Fin qui, semplificando un po’ il discorso, l’aspetto tecnico. Ma in concreto è fattibile l’emanazione di un nuovo decreto che innalza lo scalino dell’età pensionabile? Sì è fattibile, il punto è: a quale costo? Che il decreto sia emanato dopo l’estate, come ci si attende,  o che sia emanato successivamente questo si scontrerebbe con i malumori di gran parte dell’elettorato. Infatti se è vero che chi non se la sente può far ricorso all’Ape (anticipo pensionistico) è vero anche che lo fa a proprie spese visto che la banca viene ricompensata con una parte della pensione del richiedente. Chi non supera i 1.500 € di pensione farà invece ricorso all’Ape Social (anticipo pensionistico i cui costi sono interamente a carico dello Stato), ma in questo caso lo Stato invece che togliersi un’uscita (l’erogazione immediata della pensione) se ne sobbarca i costi andando ad allargare ulteriormente la forbice del debito pubblico (e quindi, di riflesso, inevitabilmente il carico fiscale per i cittadini, quel carico fiscale che a proclami da decenni vorrebbe ridurre). Inoltre ritardando l’uscita dal mondo del lavoro di quanti hanno già superato un certo limite d’età inevitabilmente ritarda il potenziale ingresso di nuovi giovani lavoratori che sempre più difficilmente (grazie alla Legge Fornero) potranno raggiungere il traguardo dei contributi richiesti se immessi tardivamente nel circuito produttivo.

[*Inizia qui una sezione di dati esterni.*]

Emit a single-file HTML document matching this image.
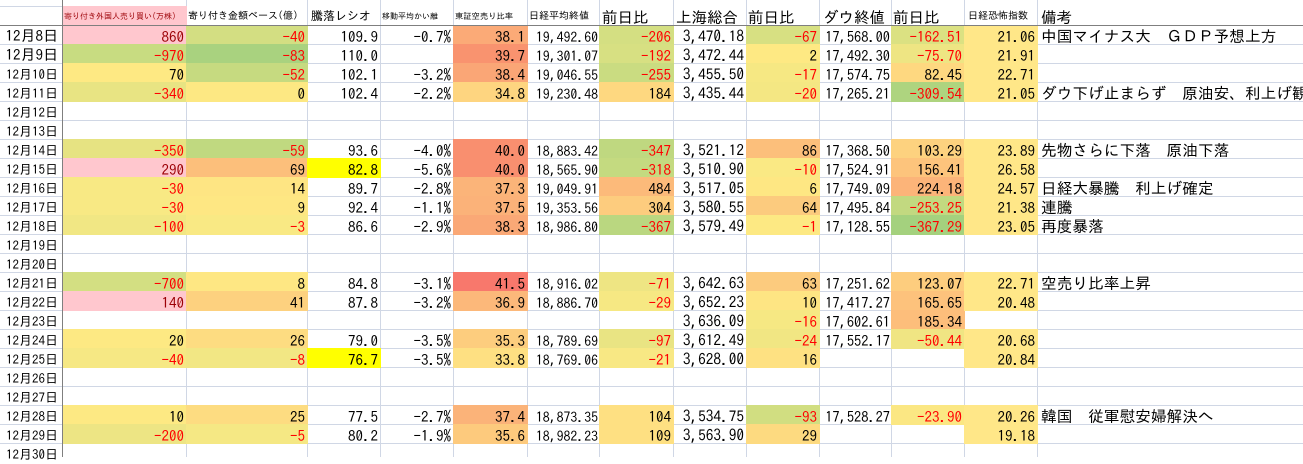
<!DOCTYPE html>
<html><head><meta charset="utf-8">
<style>
html,body{margin:0;padding:0;}
body{width:1303px;height:457px;overflow:hidden;background:#fff;position:relative;font-family:"IPAGothic","Noto Sans CJK JP",monospace;}
.hl{position:absolute;left:0;top:6px;width:1303px;height:451px;background:repeating-linear-gradient(to bottom,#d0d7e5 0,#d0d7e5 1px,transparent 1px,transparent 19px);}
.vl{position:absolute;top:0;width:1px;height:457px;background:#d0d7e5;}
.c{position:absolute;height:20px;line-height:19px;padding:2px 3px 0 0;box-sizing:border-box;text-align:right;white-space:nowrap;font-size:15px;color:#000;}
.n{color:#ff0000;}
.p{background:#ffc7ce;color:#9c0006;}
.h{position:absolute;top:6px;height:20px;line-height:19px;box-sizing:border-box;white-space:nowrap;text-align:left;padding-top:1px;color:#000;background:#fff;}
.hb{padding-top:2px;font-size:15.5px;}
.d{position:absolute;left:0;width:58px;height:19px;line-height:19px;text-align:right;white-space:nowrap;box-sizing:border-box;color:#000;}
.d1{font-size:15px;padding-top:1px;}
.d2{font-size:13px;padding-top:2px;}
.B{left:62px;width:125px;}
.C{left:186px;width:122px;}
.D{left:307px;width:74px;}
.E{left:380px;width:74px;}
.F{left:453px;width:75px;}
.G{left:527px;width:73px;font-size:13.8px;padding-top:3px;padding-right:2px;}
.H{left:599px;width:75px;}
.I{left:673px;width:74px;font-size:15.3px;}
.J{left:746px;width:74px;}
.K{left:819px;width:73px;font-size:14.4px;padding-right:2px;}
.L{left:891px;width:74px;}
.M{left:964px;width:74px;background:#ffe788;}
.N{left:1037px;width:266px;text-align:left;padding-left:4px;padding-right:0;font-size:15.7px;overflow:hidden;}
.r8{top:25px}.r9{top:44px}.r10{top:63px}.r11{top:82px}.r12{top:101px}.r13{top:120px}.r14{top:139px}.r15{top:158px}.r16{top:177px}.r17{top:196px}.r18{top:215px}.r19{top:234px}.r20{top:253px}.r21{top:272px}.r22{top:291px}.r23{top:310px}.r24{top:329px}.r25{top:348px}.r26{top:367px}.r27{top:386px}.r28{top:405px}.r29{top:424px}.r30{top:443px}
.fz{position:absolute;background:#7f7f7f;}
</style></head><body>
<div class="hl"></div>
<div class="vl" style="left:186px"></div>
<div class="vl" style="left:307px"></div>
<div class="vl" style="left:380px"></div>
<div class="vl" style="left:453px"></div>
<div class="vl" style="left:527px"></div>
<div class="vl" style="left:599px"></div>
<div class="vl" style="left:673px"></div>
<div class="vl" style="left:746px"></div>
<div class="vl" style="left:819px"></div>
<div class="vl" style="left:891px"></div>
<div class="vl" style="left:964px"></div>
<div class="vl" style="left:1037px"></div>

<!-- header -->
<div class="h" style="left:62px;width:125px;background:#ffc7ce;color:#9c0006;font-size:8px;padding-left:2px;padding-top:1px">寄り付き外国人売り買い(万株)</div>
<div class="h" style="left:187px;width:120px;font-size:10px;padding-left:1px">寄り付き金額ベース(億)</div>
<div class="h" style="left:308px;width:72px;font-size:12px;padding-left:3px">騰落レシオ</div>
<div class="h" style="left:381px;width:72px;font-size:8px;padding-left:1px">移動平均かい離</div>
<div class="h" style="left:454px;width:73px;font-size:8.3px;padding-left:1px">東証空売り比率</div>
<div class="h" style="left:528px;width:71px;font-size:10px;padding-left:1px">日経平均終値</div>
<div class="h hb" style="left:600px;width:73px;padding-left:2px">前日比</div>
<div class="h hb" style="left:674px;width:72px;padding-left:2px">上海総合</div>
<div class="h hb" style="left:747px;width:72px;padding-left:1px">前日比</div>
<div class="h hb" style="left:820px;width:71px;padding-left:3px">ダウ終値</div>
<div class="h hb" style="left:892px;width:72px;padding-left:1px">前日比</div>
<div class="h" style="left:965px;width:72px;font-size:10px;padding-left:3px">日経恐怖指数</div>
<div class="h hb" style="left:1038px;width:265px;padding-left:3px">備考</div>

<!-- dates -->
<div class="d d1 r8">12月8日</div>
<div class="d d1 r9">12月9日</div>
<div class="d d2 r10">12月10日</div>
<div class="d d2 r11">12月11日</div>
<div class="d d2 r12">12月12日</div>
<div class="d d2 r13">12月13日</div>
<div class="d d2 r14">12月14日</div>
<div class="d d2 r15">12月15日</div>
<div class="d d2 r16">12月16日</div>
<div class="d d2 r17">12月17日</div>
<div class="d d2 r18">12月18日</div>
<div class="d d2 r19">12月19日</div>
<div class="d d2 r20">12月20日</div>
<div class="d d2 r21">12月21日</div>
<div class="d d2 r22">12月22日</div>
<div class="d d2 r23">12月23日</div>
<div class="d d2 r24">12月24日</div>
<div class="d d2 r25">12月25日</div>
<div class="d d2 r26">12月26日</div>
<div class="d d2 r27">12月27日</div>
<div class="d d2 r28">12月28日</div>
<div class="d d2 r29">12月29日</div>
<div class="d d2 r30">12月30日</div>

<!-- B -->
<div class="c B r8 p">860</div>
<div class="c B r9 n" style="background:#c8dc81">-970</div>
<div class="c B r10" style="background:#fee983">70</div>
<div class="c B r11 n" style="background:#e8e483">-340</div>
<div class="c B r14 n" style="background:#e6e382">-350</div>
<div class="c B r15 p">290</div>
<div class="c B r16 n" style="background:#f8e984">-30</div>
<div class="c B r17 n" style="background:#f8e984">-30</div>
<div class="c B r18 n" style="background:#f1e784">-100</div>
<div class="c B r21 n" style="background:#d3df82">-700</div>
<div class="c B r22 p">140</div>
<div class="c B r24" style="background:#fde983">20</div>
<div class="c B r25 n" style="background:#f6e884">-40</div>
<div class="c B r28" style="background:#fde983">10</div>
<div class="c B r29 n" style="background:#ede584">-200</div>

<!-- C -->
<div class="c C r8 n" style="background:#d3de82">-40</div>
<div class="c C r9 n" style="background:#a9d27f">-83</div>
<div class="c C r10 n" style="background:#c6da80">-52</div>
<div class="c C r11" style="background:#fde883">0</div>
<div class="c C r14 n" style="background:#c0d980">-59</div>
<div class="c C r15" style="background:#fcbf7b">69</div>
<div class="c C r16" style="background:#fee583">14</div>
<div class="c C r17" style="background:#fee783">9</div>
<div class="c C r18 n" style="background:#f9e984">-3</div>
<div class="c C r21" style="background:#fee783">8</div>
<div class="c C r22" style="background:#fdd17f">41</div>
<div class="c C r24" style="background:#fddc81">26</div>
<div class="c C r25 n" style="background:#f2e784">-8</div>
<div class="c C r28" style="background:#fddc81">25</div>
<div class="c C r29 n" style="background:#f5e884">-5</div>

<!-- D -->
<div class="c D r8">109.9</div>
<div class="c D r9">110.0</div>
<div class="c D r10">102.1</div>
<div class="c D r11">102.4</div>
<div class="c D r14">93.6</div>
<div class="c D r15" style="background:#ffff00">82.8</div>
<div class="c D r16">89.7</div>
<div class="c D r17">92.4</div>
<div class="c D r18">86.6</div>
<div class="c D r21">84.8</div>
<div class="c D r22">87.8</div>
<div class="c D r24">79.0</div>
<div class="c D r25" style="background:#ffff00">76.7</div>
<div class="c D r28">77.5</div>
<div class="c D r29">80.2</div>

<!-- E -->
<div class="c E r8">-0.7%</div>
<div class="c E r10">-3.2%</div>
<div class="c E r11">-2.2%</div>
<div class="c E r14">-4.0%</div>
<div class="c E r15">-5.6%</div>
<div class="c E r16">-2.8%</div>
<div class="c E r17">-1.1%</div>
<div class="c E r18">-2.9%</div>
<div class="c E r21">-3.1%</div>
<div class="c E r22">-3.2%</div>
<div class="c E r24">-3.5%</div>
<div class="c E r25">-3.5%</div>
<div class="c E r28">-2.7%</div>
<div class="c E r29">-1.9%</div>

<!-- F -->
<div class="c F r8" style="background:#fbaa77">38.1</div>
<div class="c F r9" style="background:#f9936f">39.7</div>
<div class="c F r10" style="background:#faa676">38.4</div>
<div class="c F r11" style="background:#fed580">34.8</div>
<div class="c F r14" style="background:#f98f6f">40.0</div>
<div class="c F r15" style="background:#f98f6f">40.0</div>
<div class="c F r16" style="background:#fbb479">37.3</div>
<div class="c F r17" style="background:#fbb279">37.5</div>
<div class="c F r18" style="background:#faa876">38.3</div>
<div class="c F r21" style="background:#f8786c">41.5</div>
<div class="c F r22" style="background:#fcb87a">36.9</div>
<div class="c F r24" style="background:#fdcd7e">35.3</div>
<div class="c F r25" style="background:#fee082">33.8</div>
<div class="c F r28" style="background:#fbb379">37.4</div>
<div class="c F r29" style="background:#fdca7d">35.6</div>

<!-- G -->
<div class="c G r8">19,492.60</div>
<div class="c G r9">19,301.07</div>
<div class="c G r10">19,046.55</div>
<div class="c G r11">19,230.48</div>
<div class="c G r14">18,883.42</div>
<div class="c G r15">18,565.90</div>
<div class="c G r16">19,049.91</div>
<div class="c G r17">19,353.56</div>
<div class="c G r18">18,986.80</div>
<div class="c G r21">18,916.02</div>
<div class="c G r22">18,886.70</div>
<div class="c G r24">18,789.69</div>
<div class="c G r25">18,769.06</div>
<div class="c G r28">18,873.35</div>
<div class="c G r29">18,982.23</div>

<!-- H -->
<div class="c H r8 n" style="background:#d4df82">-206</div>
<div class="c H r9 n" style="background:#d7e082">-192</div>
<div class="c H r10 n" style="background:#cadc81">-255</div>
<div class="c H r11" style="background:#fed880">184</div>
<div class="c H r14 n" style="background:#bfd880">-347</div>
<div class="c H r15 n" style="background:#c4da80">-318</div>
<div class="c H r16" style="background:#fcba7a">484</div>
<div class="c H r17" style="background:#fdcc7e">304</div>
<div class="c H r18 n" style="background:#bad780">-367</div>
<div class="c H r21 n" style="background:#eee583">-71</div>
<div class="c H r22 n" style="background:#f6e883">-29</div>
<div class="c H r24 n" style="background:#e9e483">-97</div>
<div class="c H r25 n" style="background:#f8e884">-21</div>
<div class="c H r28" style="background:#fee082">104</div>
<div class="c H r29" style="background:#fee082">109</div>

<!-- I -->
<div class="c I r8">3,470.18</div>
<div class="c I r9">3,472.44</div>
<div class="c I r10">3,455.50</div>
<div class="c I r11">3,435.44</div>
<div class="c I r14">3,521.12</div>
<div class="c I r15">3,510.90</div>
<div class="c I r16">3,517.05</div>
<div class="c I r17">3,580.55</div>
<div class="c I r18">3,579.49</div>
<div class="c I r21">3,642.63</div>
<div class="c I r22">3,652.23</div>
<div class="c I r23">3,636.09</div>
<div class="c I r24">3,612.49</div>
<div class="c I r25">3,628.00</div>
<div class="c I r28">3,534.75</div>
<div class="c I r29">3,563.90</div>

<!-- J -->
<div class="c J r8 n" style="background:#d7e082">-67</div>
<div class="c J r9" style="background:#fee983">2</div>
<div class="c J r10 n" style="background:#f6e883">-17</div>
<div class="c J r11 n" style="background:#f4e783">-20</div>
<div class="c J r14" style="background:#fcbf7b">86</div>
<div class="c J r15 n" style="background:#fae984">-10</div>
<div class="c J r16" style="background:#fee783">6</div>
<div class="c J r17" style="background:#fccb7e">64</div>
<div class="c J r18 n" style="background:#fde983">-1</div>
<div class="c J r21" style="background:#fccb7e">63</div>
<div class="c J r22" style="background:#fee583">10</div>
<div class="c J r23 n" style="background:#f6e883">-16</div>
<div class="c J r24 n" style="background:#f1e683">-24</div>
<div class="c J r25" style="background:#fee182">16</div>
<div class="c J r28 n" style="background:#d1de81">-93</div>
<div class="c J r29" style="background:#fdda80">29</div>

<!-- K -->
<div class="c K r8">17,568.00</div>
<div class="c K r9">17,492.30</div>
<div class="c K r10">17,574.75</div>
<div class="c K r11">17,265.21</div>
<div class="c K r14">17,368.50</div>
<div class="c K r15">17,524.91</div>
<div class="c K r16">17,749.09</div>
<div class="c K r17">17,495.84</div>
<div class="c K r18">17,128.55</div>
<div class="c K r21">17,251.62</div>
<div class="c K r22">17,417.27</div>
<div class="c K r23">17,602.61</div>
<div class="c K r24">17,552.17</div>
<div class="c K r28">17,528.27</div>

<!-- L -->
<div class="c L r8 n" style="background:#dbe182">-162.51</div>
<div class="c L r9 n" style="background:#eee583">-75.70</div>
<div class="c L r10" style="background:#fed880">82.45</div>
<div class="c L r11 n" style="background:#aed47f">-309.54</div>
<div class="c L r14" style="background:#fdd27f">103.29</div>
<div class="c L r15" style="background:#fdc47c">156.41</div>
<div class="c L r16" style="background:#fcb479">224.18</div>
<div class="c L r17 n" style="background:#c2d980">-253.25</div>
<div class="c L r18 n" style="background:#a4d17e">-367.29</div>
<div class="c L r21" style="background:#fdcd7e">123.07</div>
<div class="c L r22" style="background:#fdc27c">165.65</div>
<div class="c L r23" style="background:#fdbe7b">185.34</div>
<div class="c L r24 n" style="background:#f0e583">-50.44</div>
<div class="c L r28 n" style="background:#fbe783">-23.90</div>

<!-- M -->
<div class="c M r8">21.06</div>
<div class="c M r9">21.91</div>
<div class="c M r10">22.71</div>
<div class="c M r11">21.05</div>
<div class="c M r14">23.89</div>
<div class="c M r15">26.58</div>
<div class="c M r16">24.57</div>
<div class="c M r17">21.38</div>
<div class="c M r18">23.05</div>
<div class="c M r21">22.71</div>
<div class="c M r22">20.48</div>
<div class="c M r24">20.68</div>
<div class="c M r25">20.84</div>
<div class="c M r28">20.26</div>
<div class="c M r29">19.18</div>

<!-- N -->
<div class="c N r8">中国マイナス大　ＧＤＰ予想上方</div>
<div class="c N r11">ダウ下げ止まらず　原油安、利上げ観測</div>
<div class="c N r14">先物さらに下落　原油下落</div>
<div class="c N r16">日経大暴騰　利上げ確定</div>
<div class="c N r17">連騰</div>
<div class="c N r18">再度暴落</div>
<div class="c N r21">空売り比率上昇</div>
<div class="c N r28">韓国　従軍慰安婦解決へ</div>

<!-- freeze pane lines -->
<div class="fz" style="left:62px;top:0;width:1px;height:457px"></div>
<div class="fz" style="left:0;top:25px;width:1303px;height:1px"></div>
</body></html>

Sembra insomma il serpente che si morde la coda. Si cercano infatti soluzioni per ridurre i costi (naturalmente sempre a sfavore dei lavoratori) ma si trovano soltanto soluzioni che rinviano i problemi creandone di nuovi e più grandi.

Sembra assurdo che nessuno fra tecnici e politici pensi che il lavoro si deve creare. Agevolare imprese, ricerca e servizi appare come l’unica soluzione per creare nuovi posti di lavoro (immettendo così anche i giovani e diminuendo la disoccupazione), pagare le pensioni maturate (grazie al maggior gettito contributivo) ed evitare di ridursi alla situazione in cui -ci perdonino i lavoratori dipendenti- dietro gli sportelli rischieremo di vedere soltanto dei pannoloni, nemmeno mentalmente lucidi.